Anna's Archive has created the world's first fully open music preservation archive by scraping Spotify at scale. While music preservation exists through audiophile communities, it has critical flaws: over-focus on popular artists, obsession with lossless quality that inflates file sizes, and no authoritative comprehensive list. This release addresses all three by prioritizing preservation over perfection—86 million music files representing 99.6% of all Spotify listens, distributed across ~300TB of torrents that anyone can mirror.

The technical approach is elegant: they scraped metadata for 256 million tracks (99.9% of Spotify) and prioritized file downloads using Spotify's popularity metric. For tracks with popularity>0, they archived the original OGG Vorbis at 160kbit/s. For popularity=0 tracks (70% of all songs, mostly with <1000 streams), they reencoded to OGG Opus at 75kbit/s—indistinguishable to most listeners but dramatically smaller. This solved the long tail problem: the top 3 songs have more total streams than the bottom 20-100 million songs combined, so smart prioritization matters. The metadata is distributed as queryable SQLite databases with almost lossless API reconstruction, including comprehensive audio features, playlists, and the largest public music metadata database ever (186 million unique ISRCs vs MusicBrainz's 5 million).

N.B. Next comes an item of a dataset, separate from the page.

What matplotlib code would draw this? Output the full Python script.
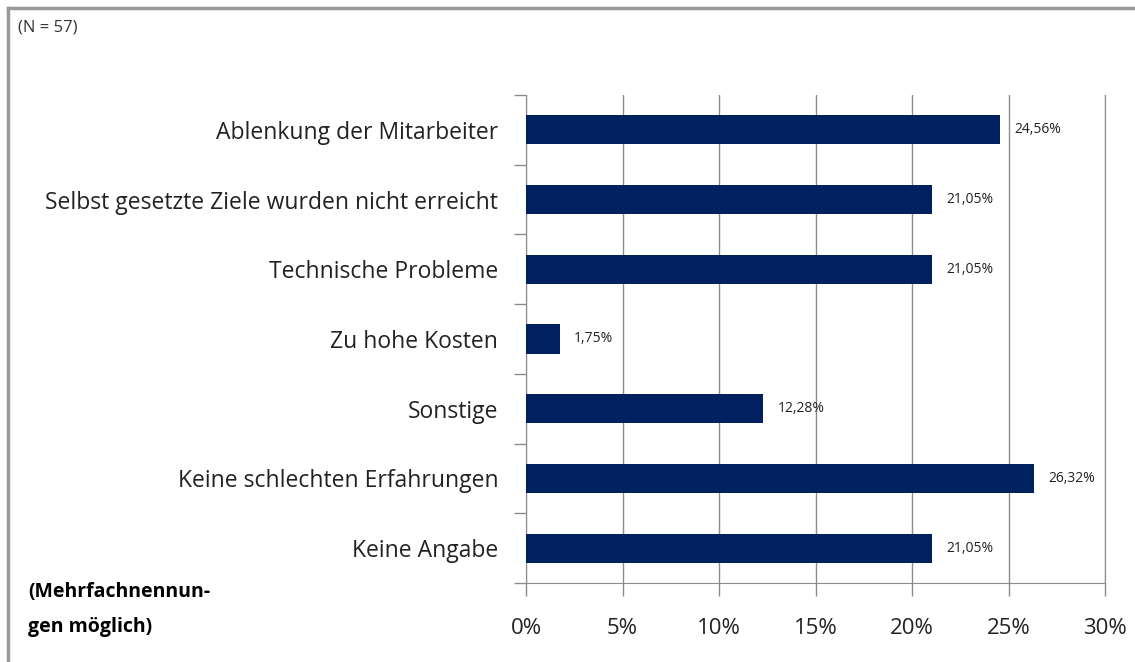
import matplotlib.pyplot as plt
from matplotlib.lines import Line2D
import numpy as np

plt.rcParams['font.family'] = ['Open Sans', 'DejaVu Sans']

kategorien = ["Ablenkung der Mitarbeiter",
              "Selbst gesetzte Ziele wurden nicht erreicht",
              "Technische Probleme",
              "Zu hohe Kosten",
              "Sonstige",
              "Keine schlechten Erfahrungen",
              "Keine Angabe"]
werte = [24.56, 21.05, 21.05, 1.75, 12.28, 26.32, 21.05]
x_ticks = [0, 5, 10, 15, 20, 25, 30]

farbe = '#002060'
grau = '#8c8c8c'

fig = plt.figure(figsize=(11.35, 6.62), dpi=100)
ax = fig.add_axes([526 / 1135, 1 - 583 / 662, (1105 - 526) / 1135, (583 - 95) / 662])

y = np.arange(len(kategorien))
ax.barh(y, werte, height=0.42, color=farbe, zorder=3)
for yi, w in zip(y, werte):
    ax.text(w + 0.75, yi, ("%.2f" % w).replace('.', ',') + '%', va='center', ha='left',
            fontsize=10, color='#222222', zorder=4)

ax.set_ylim(len(kategorien) - 0.5, -0.5)
ax.set_xlim(0, 30)
ax.set_xticks(x_ticks)
ax.set_xticklabels([str(t) + '%' for t in x_ticks], fontsize=16, color='#222222')
ax.set_yticks(y)
ax.set_yticklabels(kategorien, fontsize=16.5, color='#222222')
ax.tick_params(axis='y', which='major', length=0, pad=20)
ax.set_yticks(np.arange(-0.5, len(kategorien)), minor=True)
ax.tick_params(axis='y', which='minor', length=9, color=grau, width=1)
ax.tick_params(axis='x', length=9, color=grau, width=1, pad=16)
ax.grid(axis='x', color=grau, linewidth=1, zorder=0)

ax.spines['top'].set_visible(False)
for s in ['left', 'bottom', 'right']:
    ax.spines[s].set_color(grau)

fig.text(18 / 1135, 1 - 27 / 662, "(N = 57)", fontsize=12, color='#333333', va='center')
fig.text(28 / 1135, 1 - 592 / 662, "(Mehrfachnennun-", fontsize=14, fontweight='bold', va='center')
fig.text(28 / 1135, 1 - 627 / 662, "gen möglich)", fontsize=14, fontweight='bold', va='center')

# Rahmen oben und links
fig.add_artist(Line2D([8 / 1135, 1], [1 - 8 / 662, 1 - 8 / 662], color='#999999', linewidth=2.5, transform=fig.transFigure))
fig.add_artist(Line2D([8 / 1135, 8 / 1135], [0, 1 - 8 / 662], color='#999999', linewidth=2.5, transform=fig.transFigure))

plt.savefig('out.png', dpi=100)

The implications are profound: this is the Library of Alexandria for music, but distributed and uncensorable. Anyone with enough disk space can mirror humanity's entire musical output. The release includes fascinating statistical analysis—70% of songs have <1000 streams, most songs cluster around 120 BPM, and you can generate a "true shuffle" across all 256 million Spotify tracks using their SQLite database. The metadata alone enables unprecedented music research, while the preservation-first approach ensures the long tail of human musical creativity won't be lost to license expirations, platform shutdowns, or budget cuts.